That particular day, I was having a very important task at work, my manager had entrusted me with the work, and it was something that could possibly lead to me getting promoted. Some top officials from the headquarter would be present virtually as well. I got up from my bed, said my prayers, rehearsed a little in front of the mirror, picked up my already ironed clothes, and polished my shoes. I had planned to give it my very best.
I looked at my clothes that were already laid in the bed, neat and shiny. I looked at those shoes and already imagined myself in them and presenting. Not only that, but I already knew my dressing would give me a 100/100. But then, I remembered my boxer. I quickly rushed into the bathroom to check, and guess what? It was still wet. All my boxers were worn out, so I bought some new pairs the day before, and as for my attitude. I usually wash anything I just bought—clothes, singlets, trousers, pants, and all. I would make sure to wash them before putting them on. That was the one issue and disaster I was having. I would have managed to wear the old ones and spray the hell out of them with perfumes, but then, I had trashed and burned them immediately I got home. I stared at those boxers, and they stared back at me. Not only that, but I probably can't wear wet underwear, and also, I can't go out without putting one on.
I panicked; my mind kept racing. What can I do? What excuse can I give? Can I just say it's due to a power outage or traffic or some family emergencies? I don't know, and all of those sound too common. I need something that would sound convincing.
I was still lost in thought when my phone rang, and guess what? It was my manager. Immediately, I picked it up, more like I was programmed to answer it without thinking.
I didn't even allow him to talk or bother greeting him before I blurted out, "Sir, I will be a little late....an unforeseen circumstance just showed up, sir, and I really need to resolve it, sir.”
*“Unforeseen circumstance?” he repeated.
"Yes, sir, it's an emergency, sir, a domestic one, and a very delicate and personal one at that, as it revolves around my dignity, sir."
I didn't hear him say anything else; more like he paused to wrap his head around what I was saying. I dropped the call and knew it had worked; the fact that I mentioned "delicate," "emergency," and "dignity" made it sound serious, even if it's not convincing enough.
I quickly rushed into the bathroom, picked up those boxers, and took them out to spread on the spreading wire. I was begging the sun to come out while. Likewise, I kept pacing back and forth while whispering some prayers to God to please allow for a miracle before my career died.
A few minutes later, they were still wet, but then light came. I was so glad I picked one of the boxer up, rushed in, placed it directly opposite my standing fan and out in the fan, and then I dashed out to collect my iron from my neighbor who borrowed it. I went in, plugged in the iron, ironed my boxers, dressed up, and dashed out. If you see the way I was running, it was as if I escaped the den of kidnappers.

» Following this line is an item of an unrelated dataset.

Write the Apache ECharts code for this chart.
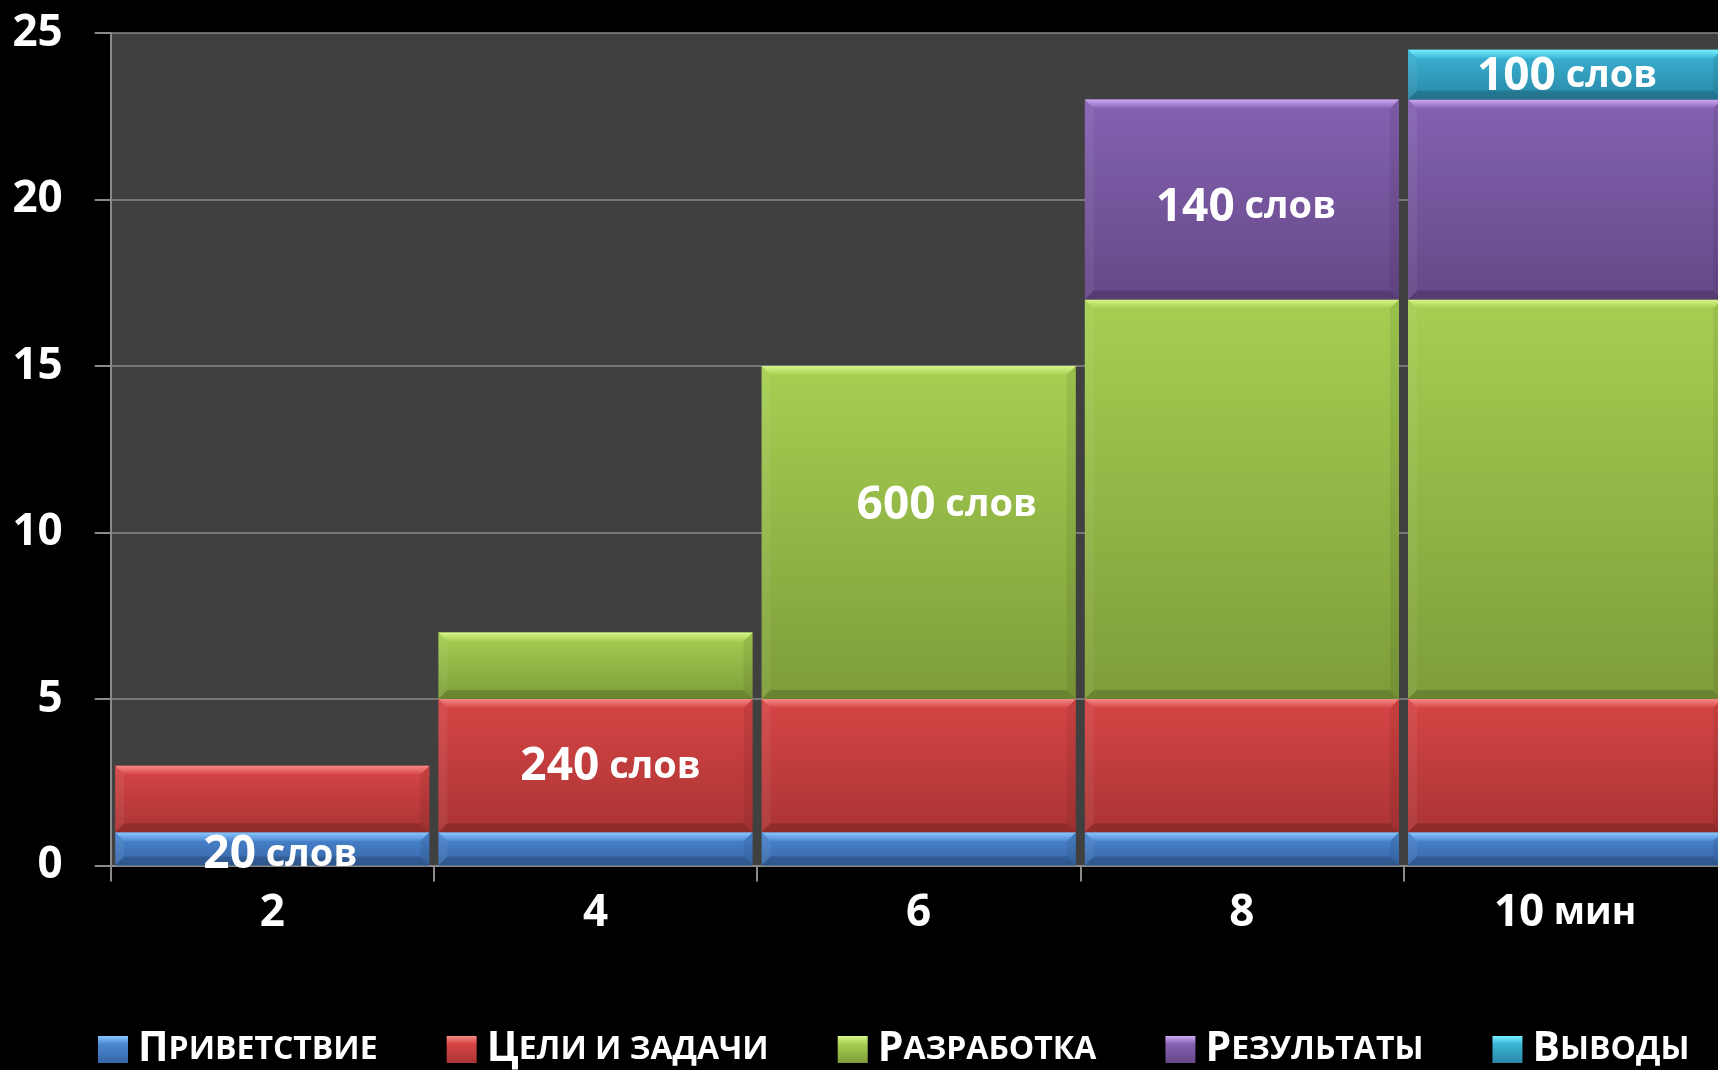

There was a little traffic, but then the bike I took tried its possible best to navigate its way through. I dropped a few poles at my workplace, paid the bike man, and ran all the way. I had planned to kill it with my dressing first, but then I looked shabby already, my shirt was not really well in, I didn't comb my hair, but then I just straightened a few things and walked in with a smile. "Good morning ladies and gentlemen, I tender my apologies for keeping you waiting. It was a bit of an emergency, but I am good now."
Later that day, I told my colleagues the main reason behind my lateness. I told them it was because of my wet boxers. Come and see the way they were all laughing; my manager even held on to his tummy as if it was going to protrude out more..."You mean your wet boxers were the delicate and personal emergency...or what excuse did you give..."
The story of my wet boxers spread like wildfire; people still tease me up until now. If my wet boxers were what made me late each time I didn't arrive early, some would even ask to check if it was wet boxers I wore to work.
So, that was the weirdest excuse I ever gave.